While some connectivity issues lasted almost three hours, there were roughly 40 minutes during which most outbound data packets being sent by Google Compute Engine virtual machines were ending up in the wind.

Google said the problem was "unacceptable" and apologized to users who were affected.

About three weeks later, in a similar event, another network error brought down Google's IaaS cloud by clamping off outbound traffic. Some users lost service for up to 45 minutes.

Apple iCloud, March 11

Millions of people around the world couldn't buy digital music, books, or apps for almost 12 hours. Thankfully, most of them survived.

Apple, in its apology, blamed an internal DNS error for taking down its iTunes and App Store services. Some iCloud email accounts were also briefly affected.

Microsoft Azure, March 16

Two of Microsoft's Azure public cloud services went down for more than two hours for customers in the central U.S., due to what the software giant described as a "network infrastructure issue."

The outages, which began just after 1 p.m. CDT, affected customers of Microsoft's Azure Virtual Machines (Infrastructure-as-a-Service) and Azure Cloud Services (Platform-as-a-Service) offerings, the Redmond, Wash.-based vendor reported on its Azure Status webpage.

Microsoft described the issue as a "partial service interruption" and said the service had been restored to full availability by 3:19 CT.

Microsoft Azure, March 17

Microsoft's public cloud hadn't even been humming along for a full 24 hours before a second outage in as many days took down virtual machines, websites and other cloud services, this time affecting a denser concentration of customers on the East Coast.

Microsoft reported the problem on its Azure status page as starting at 1:30 p.m. EDT. The second-largest public cloud provider in the world informed customers that the service disruption was rooted in a problem with storage systems.

Apple iCloud, May 20

Eleven Apple services, including email, suffered a seven-hour outage. Some went down entirely, others were just working really, really slow.

Disrupted services included iCloud Drive, Photos, Documents, Find My iPhone, Back to My Mac, iCloud Backup, iCloud Keychain, iCloud Mail, iMovie Theater and iWork for iCloud Beta.

According to Apple's system status page, some 40 percent of the world's 500 million iCloud users were affected.

Amazon Web Services, August 10

Amazon Web Services, the world's largest public cloud provider, suffered a rare outage in the early morning hours of August 10 and the service disruption brought down many popular websites.

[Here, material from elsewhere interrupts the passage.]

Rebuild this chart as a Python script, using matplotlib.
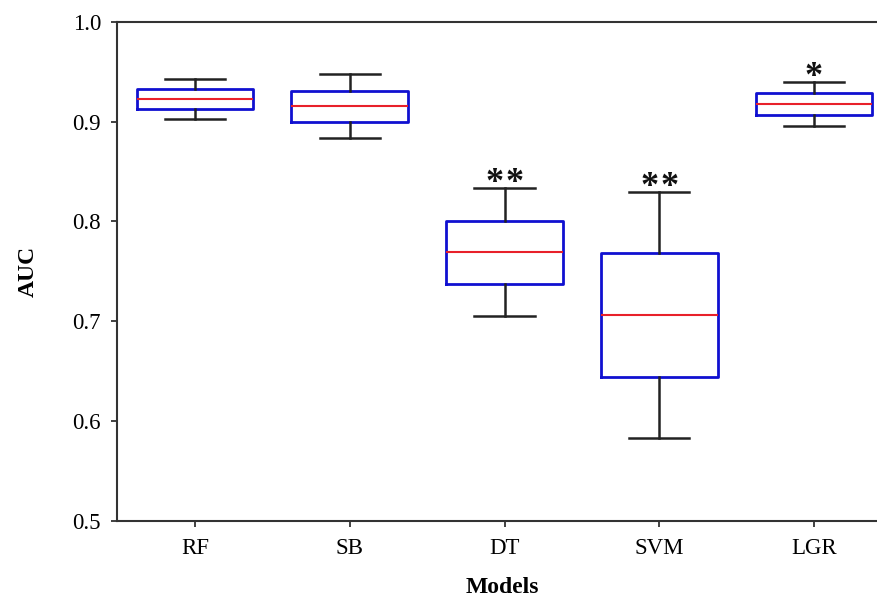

The problem seemed to originate at an AWS Data Center in northern Virginia, where the AWS status page listed a range of errors.

Amazon reported "increased error rates" for its Elastic Compute Cloud, EC2, and "elevated errors" for its Simple Storage Service, known as S3, between 12:08 and 3:40 a.m. PDT.

Partner accounts and reports on Twitter said many customers of those two AWS workhorse services were left in the lurch during those hours.

Google Compute Engine, August 13 to August 17

On a Thursday morning in Belgium, an electrical storm shot four lightning bolts into the power grid abutting Google's ultra-energy-efficient data center near the town of St. Ghislain.

Those successive surges seem to have set off a series of technical events and failures that ultimately resulted in some I/O errors.

According to Google, there was only data loss on a tiny fraction of persistent disks serving Google Compute Engine instances.

While Google said just about every stray bit of data was eventually recovered and restored, data centers are supposed to insulate servers, and customer data, from high-voltage surges, such as those caused by lightning.

In this case, some ultra-efficient energy architecture coupled with an epic storm seems at blame.

Google Compute Engine, November 23

Google's networking engineers tried to activate an additional link to a European carrier, but though the peer's network signaled it could handle routing a surprisingly broad array of traffic, that wasn't the case.

The line quickly saturated and the connecting network dropped most of the packets routed to Eastern Europe and the Middle East from the affected Western European data center.

Compute Engine couldn't communicate with those regions of the world for 70 minutes, between 11:55 am and 1:05 pm PST.

The region's traffic volume decreased by 13 percent during the outage, according to Google.

Microsoft Office 365, December 6

An outage within Microsoft's Azure infrastructure brought down Office 365 in Western Europe for a large part of the afternoon.

Many users, most of them from the U.K., couldn't get their emails, documents and other files used by Microsoft's cloud-based productivity tools. Some had intermittent problems for as long as four hours.

Microsoft later said an Active Directory configuration error caused the outage.